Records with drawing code
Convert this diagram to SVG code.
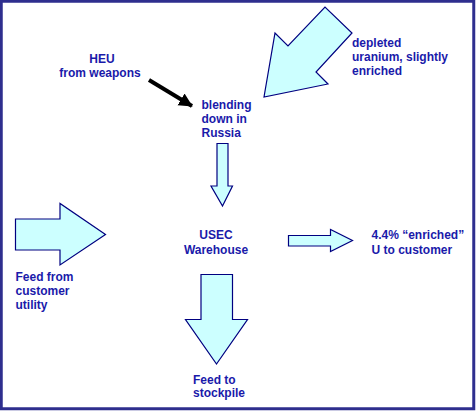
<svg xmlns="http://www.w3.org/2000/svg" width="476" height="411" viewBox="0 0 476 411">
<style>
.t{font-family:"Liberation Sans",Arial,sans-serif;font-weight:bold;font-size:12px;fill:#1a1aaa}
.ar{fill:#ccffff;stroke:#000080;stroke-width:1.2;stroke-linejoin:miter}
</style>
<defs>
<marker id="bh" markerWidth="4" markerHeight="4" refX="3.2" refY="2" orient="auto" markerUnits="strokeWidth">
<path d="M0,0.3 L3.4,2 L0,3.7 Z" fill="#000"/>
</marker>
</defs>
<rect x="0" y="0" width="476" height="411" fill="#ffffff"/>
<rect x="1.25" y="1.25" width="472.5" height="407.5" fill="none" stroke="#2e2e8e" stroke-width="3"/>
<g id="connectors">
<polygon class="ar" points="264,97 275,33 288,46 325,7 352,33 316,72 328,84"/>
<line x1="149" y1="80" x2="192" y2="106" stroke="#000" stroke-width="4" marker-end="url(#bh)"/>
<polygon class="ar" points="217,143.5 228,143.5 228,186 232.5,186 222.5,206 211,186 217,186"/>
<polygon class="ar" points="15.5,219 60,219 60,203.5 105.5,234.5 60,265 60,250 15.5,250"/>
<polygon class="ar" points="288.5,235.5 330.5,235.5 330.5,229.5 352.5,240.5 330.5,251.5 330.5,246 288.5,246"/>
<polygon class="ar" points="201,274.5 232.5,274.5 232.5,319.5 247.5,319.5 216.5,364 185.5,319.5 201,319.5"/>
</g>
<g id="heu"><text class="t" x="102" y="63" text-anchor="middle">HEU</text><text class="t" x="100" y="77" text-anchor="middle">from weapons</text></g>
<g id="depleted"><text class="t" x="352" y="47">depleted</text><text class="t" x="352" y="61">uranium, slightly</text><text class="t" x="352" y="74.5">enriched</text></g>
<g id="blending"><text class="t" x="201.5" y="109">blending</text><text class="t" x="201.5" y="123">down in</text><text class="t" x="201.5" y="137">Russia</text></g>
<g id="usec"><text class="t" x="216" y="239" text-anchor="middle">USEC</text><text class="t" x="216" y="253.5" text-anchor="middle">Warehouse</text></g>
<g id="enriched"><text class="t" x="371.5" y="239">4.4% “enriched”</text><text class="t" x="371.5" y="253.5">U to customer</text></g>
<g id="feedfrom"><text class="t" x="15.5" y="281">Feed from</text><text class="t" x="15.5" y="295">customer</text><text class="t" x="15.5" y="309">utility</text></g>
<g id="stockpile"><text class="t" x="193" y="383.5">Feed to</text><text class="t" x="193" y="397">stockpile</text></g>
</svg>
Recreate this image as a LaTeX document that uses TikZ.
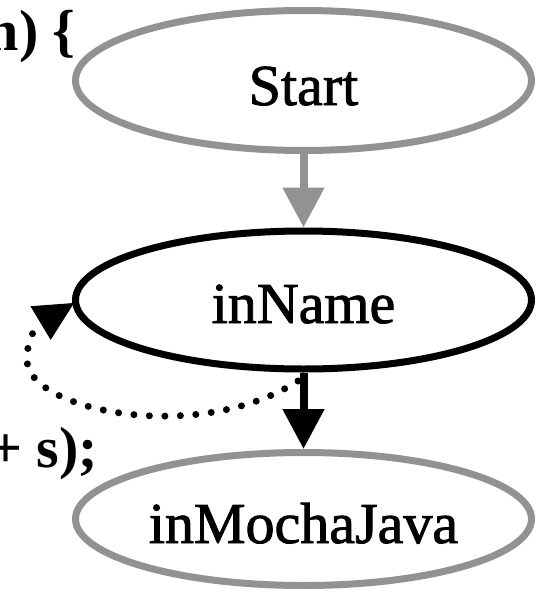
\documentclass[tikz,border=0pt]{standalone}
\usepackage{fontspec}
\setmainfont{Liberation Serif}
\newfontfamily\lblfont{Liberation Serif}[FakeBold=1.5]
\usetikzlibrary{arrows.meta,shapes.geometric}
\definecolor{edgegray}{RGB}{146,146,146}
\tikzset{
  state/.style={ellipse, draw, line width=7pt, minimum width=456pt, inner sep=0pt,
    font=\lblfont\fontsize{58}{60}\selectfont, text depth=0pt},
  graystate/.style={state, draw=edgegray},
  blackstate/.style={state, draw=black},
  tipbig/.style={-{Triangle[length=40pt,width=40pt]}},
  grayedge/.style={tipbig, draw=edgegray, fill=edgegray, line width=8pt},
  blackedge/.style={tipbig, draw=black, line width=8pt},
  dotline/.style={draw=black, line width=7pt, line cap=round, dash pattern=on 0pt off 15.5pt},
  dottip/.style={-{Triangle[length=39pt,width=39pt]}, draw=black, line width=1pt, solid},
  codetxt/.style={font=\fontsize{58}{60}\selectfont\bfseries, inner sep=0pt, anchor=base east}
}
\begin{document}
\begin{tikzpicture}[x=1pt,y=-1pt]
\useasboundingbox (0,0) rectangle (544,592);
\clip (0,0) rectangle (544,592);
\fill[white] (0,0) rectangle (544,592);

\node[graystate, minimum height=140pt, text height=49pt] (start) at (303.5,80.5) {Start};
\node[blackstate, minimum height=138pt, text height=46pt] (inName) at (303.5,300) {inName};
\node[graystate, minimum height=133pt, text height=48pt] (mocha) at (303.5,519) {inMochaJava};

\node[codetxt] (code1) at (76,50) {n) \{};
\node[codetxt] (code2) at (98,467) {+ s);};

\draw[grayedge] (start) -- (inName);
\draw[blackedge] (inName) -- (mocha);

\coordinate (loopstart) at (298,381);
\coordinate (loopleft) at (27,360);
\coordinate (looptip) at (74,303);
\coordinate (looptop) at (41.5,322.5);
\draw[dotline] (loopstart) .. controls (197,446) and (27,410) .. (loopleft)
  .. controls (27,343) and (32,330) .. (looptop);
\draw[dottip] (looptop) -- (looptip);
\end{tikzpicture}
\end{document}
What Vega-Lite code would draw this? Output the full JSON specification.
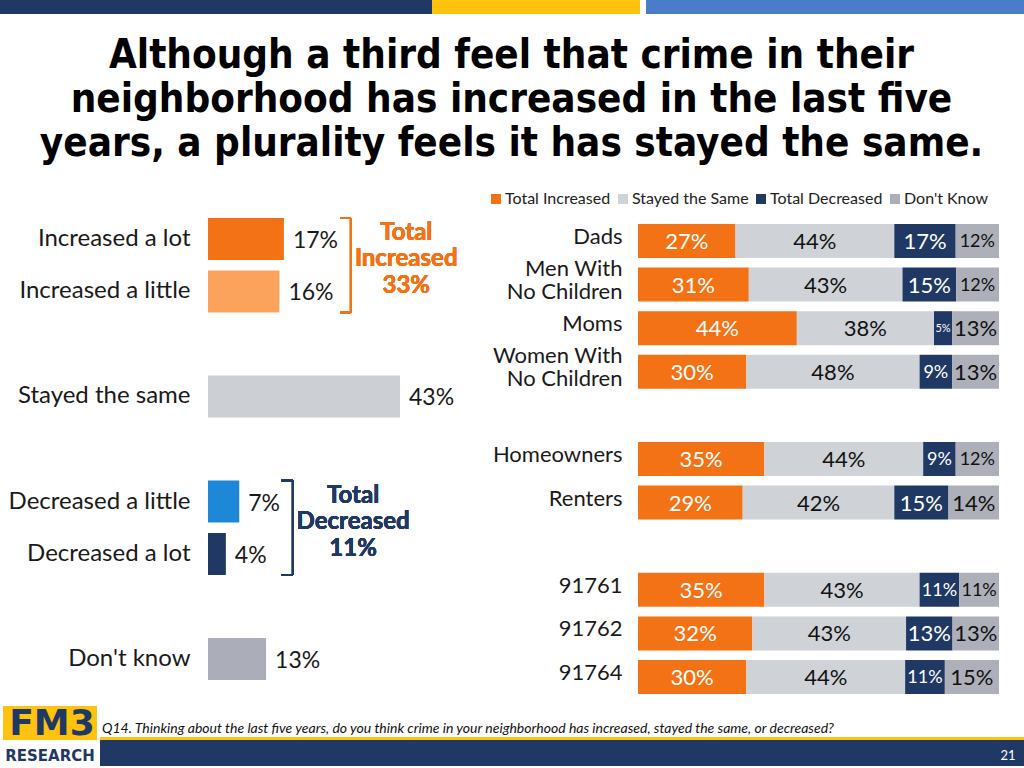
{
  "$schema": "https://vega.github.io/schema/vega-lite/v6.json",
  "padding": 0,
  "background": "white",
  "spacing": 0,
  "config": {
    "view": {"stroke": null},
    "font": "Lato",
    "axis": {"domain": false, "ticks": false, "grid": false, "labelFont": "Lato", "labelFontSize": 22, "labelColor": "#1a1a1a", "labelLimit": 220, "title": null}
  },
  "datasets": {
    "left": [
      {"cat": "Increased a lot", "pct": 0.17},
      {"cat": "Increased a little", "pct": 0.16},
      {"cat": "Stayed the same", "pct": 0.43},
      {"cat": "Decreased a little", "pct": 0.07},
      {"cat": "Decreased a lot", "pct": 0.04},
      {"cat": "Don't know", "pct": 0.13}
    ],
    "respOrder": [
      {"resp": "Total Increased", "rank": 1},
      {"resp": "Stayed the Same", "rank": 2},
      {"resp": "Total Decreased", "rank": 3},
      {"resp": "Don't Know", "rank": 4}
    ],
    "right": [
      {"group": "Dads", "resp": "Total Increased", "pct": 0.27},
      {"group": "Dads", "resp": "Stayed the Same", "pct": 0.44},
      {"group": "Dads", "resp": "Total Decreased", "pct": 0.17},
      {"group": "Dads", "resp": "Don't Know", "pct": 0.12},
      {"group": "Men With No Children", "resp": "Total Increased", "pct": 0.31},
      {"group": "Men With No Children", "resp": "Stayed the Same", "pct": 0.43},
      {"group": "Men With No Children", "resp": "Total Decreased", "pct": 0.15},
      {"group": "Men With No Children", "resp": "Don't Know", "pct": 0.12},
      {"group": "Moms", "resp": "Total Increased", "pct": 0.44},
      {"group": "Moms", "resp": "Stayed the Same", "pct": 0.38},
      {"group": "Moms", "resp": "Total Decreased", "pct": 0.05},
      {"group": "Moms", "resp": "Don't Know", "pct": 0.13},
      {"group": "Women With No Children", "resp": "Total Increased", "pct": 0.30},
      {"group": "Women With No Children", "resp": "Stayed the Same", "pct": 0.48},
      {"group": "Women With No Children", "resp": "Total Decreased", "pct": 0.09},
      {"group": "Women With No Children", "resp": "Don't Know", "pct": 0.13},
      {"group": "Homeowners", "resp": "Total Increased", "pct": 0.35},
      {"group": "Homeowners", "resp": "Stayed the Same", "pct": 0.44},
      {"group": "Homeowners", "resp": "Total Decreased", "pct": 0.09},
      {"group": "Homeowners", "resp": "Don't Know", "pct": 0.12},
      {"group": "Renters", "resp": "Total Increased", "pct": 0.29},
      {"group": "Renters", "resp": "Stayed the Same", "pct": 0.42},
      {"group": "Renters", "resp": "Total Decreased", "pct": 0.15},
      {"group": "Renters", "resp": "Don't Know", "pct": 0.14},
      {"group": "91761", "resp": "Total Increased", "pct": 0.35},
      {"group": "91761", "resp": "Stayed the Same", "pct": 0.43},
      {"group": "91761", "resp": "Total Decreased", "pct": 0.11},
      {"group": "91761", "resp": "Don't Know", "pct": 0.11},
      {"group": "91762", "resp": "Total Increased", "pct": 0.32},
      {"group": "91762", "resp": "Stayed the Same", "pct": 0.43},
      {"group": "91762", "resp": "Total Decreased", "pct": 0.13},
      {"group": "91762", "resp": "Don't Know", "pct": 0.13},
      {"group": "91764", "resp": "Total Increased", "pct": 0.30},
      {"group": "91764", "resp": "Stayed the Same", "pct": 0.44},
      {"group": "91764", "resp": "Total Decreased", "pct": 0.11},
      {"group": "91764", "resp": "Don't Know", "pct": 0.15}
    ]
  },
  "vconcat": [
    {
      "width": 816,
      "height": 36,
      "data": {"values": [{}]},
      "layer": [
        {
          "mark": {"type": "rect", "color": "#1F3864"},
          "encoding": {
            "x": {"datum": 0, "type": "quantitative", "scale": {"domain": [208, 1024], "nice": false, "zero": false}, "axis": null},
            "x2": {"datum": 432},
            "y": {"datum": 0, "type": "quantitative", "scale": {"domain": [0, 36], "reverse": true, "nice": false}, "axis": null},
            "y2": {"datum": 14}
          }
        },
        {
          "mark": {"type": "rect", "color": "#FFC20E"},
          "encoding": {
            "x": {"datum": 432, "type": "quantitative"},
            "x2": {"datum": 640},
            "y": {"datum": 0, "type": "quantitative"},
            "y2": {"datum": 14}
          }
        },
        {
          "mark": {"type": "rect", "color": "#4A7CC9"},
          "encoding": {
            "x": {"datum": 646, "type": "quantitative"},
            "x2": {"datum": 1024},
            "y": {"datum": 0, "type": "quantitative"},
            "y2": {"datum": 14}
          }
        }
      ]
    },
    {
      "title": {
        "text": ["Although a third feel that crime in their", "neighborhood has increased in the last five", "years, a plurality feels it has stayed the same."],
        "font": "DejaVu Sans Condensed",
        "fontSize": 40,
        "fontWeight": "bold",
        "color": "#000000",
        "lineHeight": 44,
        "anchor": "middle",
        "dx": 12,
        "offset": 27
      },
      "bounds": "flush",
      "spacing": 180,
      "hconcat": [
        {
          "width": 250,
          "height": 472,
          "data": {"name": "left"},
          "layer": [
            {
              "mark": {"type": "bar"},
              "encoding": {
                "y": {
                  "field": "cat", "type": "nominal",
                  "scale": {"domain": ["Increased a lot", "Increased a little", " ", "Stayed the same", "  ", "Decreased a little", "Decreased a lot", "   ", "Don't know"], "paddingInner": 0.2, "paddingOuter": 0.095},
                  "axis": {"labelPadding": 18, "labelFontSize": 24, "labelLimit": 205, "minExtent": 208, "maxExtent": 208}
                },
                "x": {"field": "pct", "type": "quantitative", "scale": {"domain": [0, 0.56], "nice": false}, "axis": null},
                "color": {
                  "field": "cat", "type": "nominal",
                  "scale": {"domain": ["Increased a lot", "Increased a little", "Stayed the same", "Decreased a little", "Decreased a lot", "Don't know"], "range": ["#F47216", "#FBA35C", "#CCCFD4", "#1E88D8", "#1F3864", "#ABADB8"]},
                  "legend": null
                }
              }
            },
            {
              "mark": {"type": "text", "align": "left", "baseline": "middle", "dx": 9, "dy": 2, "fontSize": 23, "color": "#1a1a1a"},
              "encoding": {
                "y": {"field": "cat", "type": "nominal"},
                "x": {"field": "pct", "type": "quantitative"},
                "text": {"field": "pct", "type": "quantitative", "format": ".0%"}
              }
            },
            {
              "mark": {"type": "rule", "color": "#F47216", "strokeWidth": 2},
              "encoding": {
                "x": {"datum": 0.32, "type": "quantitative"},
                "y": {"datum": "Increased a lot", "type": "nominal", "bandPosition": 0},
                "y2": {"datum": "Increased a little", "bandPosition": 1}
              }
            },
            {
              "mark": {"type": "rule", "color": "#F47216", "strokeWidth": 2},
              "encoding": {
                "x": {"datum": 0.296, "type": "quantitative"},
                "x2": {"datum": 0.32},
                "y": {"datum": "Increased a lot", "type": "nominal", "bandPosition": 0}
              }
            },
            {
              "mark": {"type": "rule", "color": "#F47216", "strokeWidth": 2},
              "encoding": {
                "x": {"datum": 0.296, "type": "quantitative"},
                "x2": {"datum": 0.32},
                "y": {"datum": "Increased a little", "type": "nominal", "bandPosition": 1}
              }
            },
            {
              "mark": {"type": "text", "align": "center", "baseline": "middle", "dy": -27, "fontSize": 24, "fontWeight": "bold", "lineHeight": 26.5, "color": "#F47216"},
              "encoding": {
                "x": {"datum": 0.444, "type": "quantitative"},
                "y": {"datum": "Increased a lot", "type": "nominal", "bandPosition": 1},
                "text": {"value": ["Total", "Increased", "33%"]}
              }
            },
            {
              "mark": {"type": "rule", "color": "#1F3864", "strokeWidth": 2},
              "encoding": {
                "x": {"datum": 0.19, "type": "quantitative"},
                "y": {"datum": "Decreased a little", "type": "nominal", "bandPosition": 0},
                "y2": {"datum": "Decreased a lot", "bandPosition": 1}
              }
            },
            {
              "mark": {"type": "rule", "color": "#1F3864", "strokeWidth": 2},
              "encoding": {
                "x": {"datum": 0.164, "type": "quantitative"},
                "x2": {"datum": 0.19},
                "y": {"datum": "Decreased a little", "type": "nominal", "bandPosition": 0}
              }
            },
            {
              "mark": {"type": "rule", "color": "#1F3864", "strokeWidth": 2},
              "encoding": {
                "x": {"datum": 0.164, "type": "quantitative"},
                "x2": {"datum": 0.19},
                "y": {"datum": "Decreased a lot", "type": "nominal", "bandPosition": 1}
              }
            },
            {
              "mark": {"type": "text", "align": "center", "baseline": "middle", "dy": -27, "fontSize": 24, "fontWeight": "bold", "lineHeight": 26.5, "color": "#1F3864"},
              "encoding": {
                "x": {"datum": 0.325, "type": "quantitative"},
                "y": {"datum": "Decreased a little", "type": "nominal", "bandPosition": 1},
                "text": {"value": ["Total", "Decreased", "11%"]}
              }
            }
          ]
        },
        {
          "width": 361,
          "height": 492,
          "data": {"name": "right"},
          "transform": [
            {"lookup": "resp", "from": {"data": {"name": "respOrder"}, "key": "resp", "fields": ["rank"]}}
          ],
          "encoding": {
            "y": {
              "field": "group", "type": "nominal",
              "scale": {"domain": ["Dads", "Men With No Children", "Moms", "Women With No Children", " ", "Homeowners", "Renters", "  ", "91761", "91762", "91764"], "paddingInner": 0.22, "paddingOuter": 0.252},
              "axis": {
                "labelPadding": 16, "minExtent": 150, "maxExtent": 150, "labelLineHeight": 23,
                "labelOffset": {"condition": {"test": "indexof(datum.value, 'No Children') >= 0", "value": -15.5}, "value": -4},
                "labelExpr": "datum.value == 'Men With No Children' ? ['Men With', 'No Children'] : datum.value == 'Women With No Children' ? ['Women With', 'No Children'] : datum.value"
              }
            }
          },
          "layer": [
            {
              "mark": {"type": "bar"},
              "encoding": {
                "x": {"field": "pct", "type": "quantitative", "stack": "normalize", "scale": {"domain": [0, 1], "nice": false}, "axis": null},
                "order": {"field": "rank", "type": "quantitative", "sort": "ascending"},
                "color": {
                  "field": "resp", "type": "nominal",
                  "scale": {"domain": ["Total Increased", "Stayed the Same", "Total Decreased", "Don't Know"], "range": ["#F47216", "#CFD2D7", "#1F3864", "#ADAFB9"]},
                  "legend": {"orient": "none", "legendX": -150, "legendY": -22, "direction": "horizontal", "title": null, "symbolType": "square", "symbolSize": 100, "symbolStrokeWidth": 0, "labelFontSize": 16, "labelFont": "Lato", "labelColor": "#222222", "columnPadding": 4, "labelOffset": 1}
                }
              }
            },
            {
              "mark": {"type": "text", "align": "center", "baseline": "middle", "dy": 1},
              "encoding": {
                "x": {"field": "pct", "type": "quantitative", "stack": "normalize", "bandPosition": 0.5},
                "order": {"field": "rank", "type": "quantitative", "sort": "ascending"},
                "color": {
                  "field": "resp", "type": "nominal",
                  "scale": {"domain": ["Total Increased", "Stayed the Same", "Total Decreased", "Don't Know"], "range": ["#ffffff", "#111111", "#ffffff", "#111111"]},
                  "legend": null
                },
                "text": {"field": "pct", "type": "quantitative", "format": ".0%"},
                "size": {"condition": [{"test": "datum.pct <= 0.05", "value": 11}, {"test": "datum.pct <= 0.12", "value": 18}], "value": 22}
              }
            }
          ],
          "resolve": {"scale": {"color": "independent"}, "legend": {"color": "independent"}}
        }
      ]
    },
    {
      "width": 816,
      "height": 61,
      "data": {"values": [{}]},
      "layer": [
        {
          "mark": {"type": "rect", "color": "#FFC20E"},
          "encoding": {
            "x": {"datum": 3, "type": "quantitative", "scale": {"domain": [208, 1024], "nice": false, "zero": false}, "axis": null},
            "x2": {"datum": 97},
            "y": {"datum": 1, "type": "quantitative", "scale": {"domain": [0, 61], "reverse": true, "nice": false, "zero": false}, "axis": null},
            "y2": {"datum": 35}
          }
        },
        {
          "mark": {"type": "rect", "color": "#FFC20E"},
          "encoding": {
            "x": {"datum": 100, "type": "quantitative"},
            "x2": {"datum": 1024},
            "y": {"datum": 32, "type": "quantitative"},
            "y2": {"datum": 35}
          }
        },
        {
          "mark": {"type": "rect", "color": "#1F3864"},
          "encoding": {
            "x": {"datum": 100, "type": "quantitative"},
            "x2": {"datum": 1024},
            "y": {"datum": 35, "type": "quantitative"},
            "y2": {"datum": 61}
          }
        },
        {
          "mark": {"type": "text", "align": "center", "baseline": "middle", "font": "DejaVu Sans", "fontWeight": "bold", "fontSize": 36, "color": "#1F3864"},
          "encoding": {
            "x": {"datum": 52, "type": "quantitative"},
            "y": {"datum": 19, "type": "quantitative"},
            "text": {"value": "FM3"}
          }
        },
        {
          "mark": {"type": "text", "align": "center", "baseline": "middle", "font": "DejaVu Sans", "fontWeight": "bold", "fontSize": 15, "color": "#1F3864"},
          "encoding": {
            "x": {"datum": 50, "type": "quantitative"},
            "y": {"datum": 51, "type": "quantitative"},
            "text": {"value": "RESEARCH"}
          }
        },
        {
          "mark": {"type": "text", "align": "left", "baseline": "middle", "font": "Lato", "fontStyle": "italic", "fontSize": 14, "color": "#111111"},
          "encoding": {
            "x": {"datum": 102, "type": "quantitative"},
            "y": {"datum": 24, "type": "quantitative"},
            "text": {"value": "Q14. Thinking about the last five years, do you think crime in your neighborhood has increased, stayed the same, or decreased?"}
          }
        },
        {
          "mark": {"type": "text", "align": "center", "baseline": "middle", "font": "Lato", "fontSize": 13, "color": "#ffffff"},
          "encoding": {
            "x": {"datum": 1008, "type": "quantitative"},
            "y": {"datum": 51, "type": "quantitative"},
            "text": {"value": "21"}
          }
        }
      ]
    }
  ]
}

[TASK GOAL]
Say how many lines of the data include the string "that". Nothing other than the number should be given.

[EXERCISE RESULT]
2